» Problem
Transcribe the material verbatim in full; the pictures do not belong in the copy.

----- Supplied information -----

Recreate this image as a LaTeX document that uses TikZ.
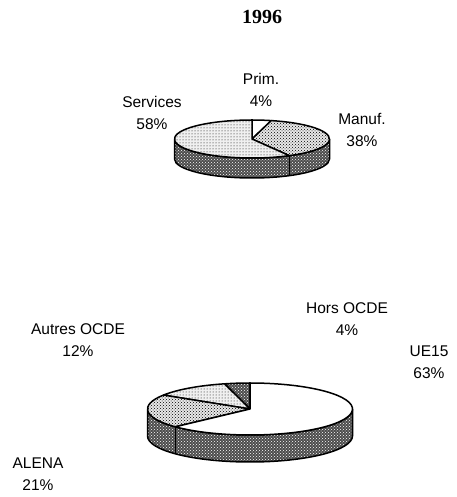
\documentclass[tikz,border=0pt]{standalone}
\usepackage{fontspec}
\setmainfont{Liberation Serif}
\setsansfont{Liberation Sans}
\usetikzlibrary{patterns}

\begin{document}
\begin{tikzpicture}[
  x=1pt, y=1pt,
  lbl/.style={font=\sffamily\fontsize{15.5}{22}\selectfont, align=center, inner sep=0pt},
  ttl/.style={font=\bfseries\fontsize{20}{24}\selectfont, inner sep=0pt},
  edge/.style={draw=black, line width=1.5pt, line join=round},
  blank/.style={fill=white},
  lightdots/.style={preaction={fill=gray!12}, pattern=dots},
  densedots/.style={preaction={fill=gray!18}, pattern=crosshatch dots},
  darkhatch/.style={preaction={fill=black!70}, pattern=crosshatch dots, pattern color=white},
]
\useasboundingbox (0,0) rectangle (456,497);

% Title
\node[ttl] (year) at (262,480) {1996};

% Top pie: sectors by activity
\coordinate (tc) at (252,358);
\begin{scope}[x radius=77.5, y radius=19]
\path[darkhatch, edge] (tc) ++(180:77.5 and 19) arc[start angle=180, end angle=360]
  -- ++(0,-20) arc[start angle=360, end angle=180] -- cycle;
\draw[edge] (tc) ++(-61.2:77.5 and 19) -- ++(0,-20);
\path[blank, edge] (tc) -- ++(90:77.5 and 19) arc[start angle=90, end angle=75.6] -- cycle;
\path[densedots, edge] (tc) -- ++(75.6:77.5 and 19) arc[start angle=75.6, end angle=-61.2] -- cycle;
\path[lightdots, edge] (tc) -- ++(-61.2:77.5 and 19) arc[start angle=-61.2, end angle=-270] -- cycle;
\end{scope}

\node[lbl] (prim) at (261,407) {Prim.\\4\%};
\node[lbl] (serv) at (152,384) {Services\\58\%};
\node[lbl] (manuf) at (362,367) {Manuf.\\38\%};

% Bottom pie: sectors by destination
\coordinate (bc) at (250,88);
\begin{scope}[x radius=102.5, y radius=26]
\path[darkhatch, edge] (bc) ++(180:102.5 and 26) arc[start angle=180, end angle=360]
  -- ++(0,-27) arc[start angle=360, end angle=180] -- cycle;
\draw[edge] (bc) ++(223.2:102.5 and 26) -- ++(0,-27);
\path[darkhatch, edge] (bc) -- ++(90:102.5 and 26) arc[start angle=90, end angle=104.4] -- cycle;
\path[lightdots, edge] (bc) -- ++(104.4:102.5 and 26) arc[start angle=104.4, end angle=147.6] -- cycle;
\path[densedots, edge] (bc) -- ++(147.6:102.5 and 26) arc[start angle=147.6, end angle=223.2] -- cycle;
\path[blank, edge] (bc) -- ++(223.2:102.5 and 26) arc[start angle=223.2, end angle=450] -- cycle;
\end{scope}

\node[lbl] (hors) at (347,178) {Hors OCDE\\4\%};
\node[lbl] (autres) at (78,157) {Autres OCDE\\12\%};
\node[lbl] (ue) at (429,135) {UE15\\63\%};
\node[lbl] (alena) at (38,23) {ALENA\\21\%};

\end{tikzpicture}
\end{document}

-----

» Full output
Recreate this image as a LaTeX document that uses TikZ.
\documentclass[tikz,border=0pt]{standalone}
\usepackage{fontspec}
\setmainfont{Liberation Serif}
\setsansfont{Liberation Sans}
\usetikzlibrary{patterns}

\begin{document}
\begin{tikzpicture}[
  x=1pt, y=1pt,
  lbl/.style={font=\sffamily\fontsize{15.5}{22}\selectfont, align=center, inner sep=0pt},
  ttl/.style={font=\bfseries\fontsize{20}{24}\selectfont, inner sep=0pt},
  edge/.style={draw=black, line width=1.5pt, line join=round},
  blank/.style={fill=white},
  lightdots/.style={preaction={fill=gray!12}, pattern=dots},
  densedots/.style={preaction={fill=gray!18}, pattern=crosshatch dots},
  darkhatch/.style={preaction={fill=black!70}, pattern=crosshatch dots, pattern color=white},
]
\useasboundingbox (0,0) rectangle (456,497);

% Title
\node[ttl] (year) at (262,480) {1996};

% Top pie: sectors by activity
\coordinate (tc) at (252,358);
\begin{scope}[x radius=77.5, y radius=19]
\path[darkhatch, edge] (tc) ++(180:77.5 and 19) arc[start angle=180, end angle=360]
  -- ++(0,-20) arc[start angle=360, end angle=180] -- cycle;
\draw[edge] (tc) ++(-61.2:77.5 and 19) -- ++(0,-20);
\path[blank, edge] (tc) -- ++(90:77.5 and 19) arc[start angle=90, end angle=75.6] -- cycle;
\path[densedots, edge] (tc) -- ++(75.6:77.5 and 19) arc[start angle=75.6, end angle=-61.2] -- cycle;
\path[lightdots, edge] (tc) -- ++(-61.2:77.5 and 19) arc[start angle=-61.2, end angle=-270] -- cycle;
\end{scope}

\node[lbl] (prim) at (261,407) {Prim.\\4\%};
\node[lbl] (serv) at (152,384) {Services\\58\%};
\node[lbl] (manuf) at (362,367) {Manuf.\\38\%};

% Bottom pie: sectors by destination
\coordinate (bc) at (250,88);
\begin{scope}[x radius=102.5, y radius=26]
\path[darkhatch, edge] (bc) ++(180:102.5 and 26) arc[start angle=180, end angle=360]
  -- ++(0,-27) arc[start angle=360, end angle=180] -- cycle;
\draw[edge] (bc) ++(223.2:102.5 and 26) -- ++(0,-27);
\path[darkhatch, edge] (bc) -- ++(90:102.5 and 26) arc[start angle=90, end angle=104.4] -- cycle;
\path[lightdots, edge] (bc) -- ++(104.4:102.5 and 26) arc[start angle=104.4, end angle=147.6] -- cycle;
\path[densedots, edge] (bc) -- ++(147.6:102.5 and 26) arc[start angle=147.6, end angle=223.2] -- cycle;
\path[blank, edge] (bc) -- ++(223.2:102.5 and 26) arc[start angle=223.2, end angle=450] -- cycle;
\end{scope}

\node[lbl] (hors) at (347,178) {Hors OCDE\\4\%};
\node[lbl] (autres) at (78,157) {Autres OCDE\\12\%};
\node[lbl] (ue) at (429,135) {UE15\\63\%};
\node[lbl] (alena) at (38,23) {ALENA\\21\%};

\end{tikzpicture}
\end{document}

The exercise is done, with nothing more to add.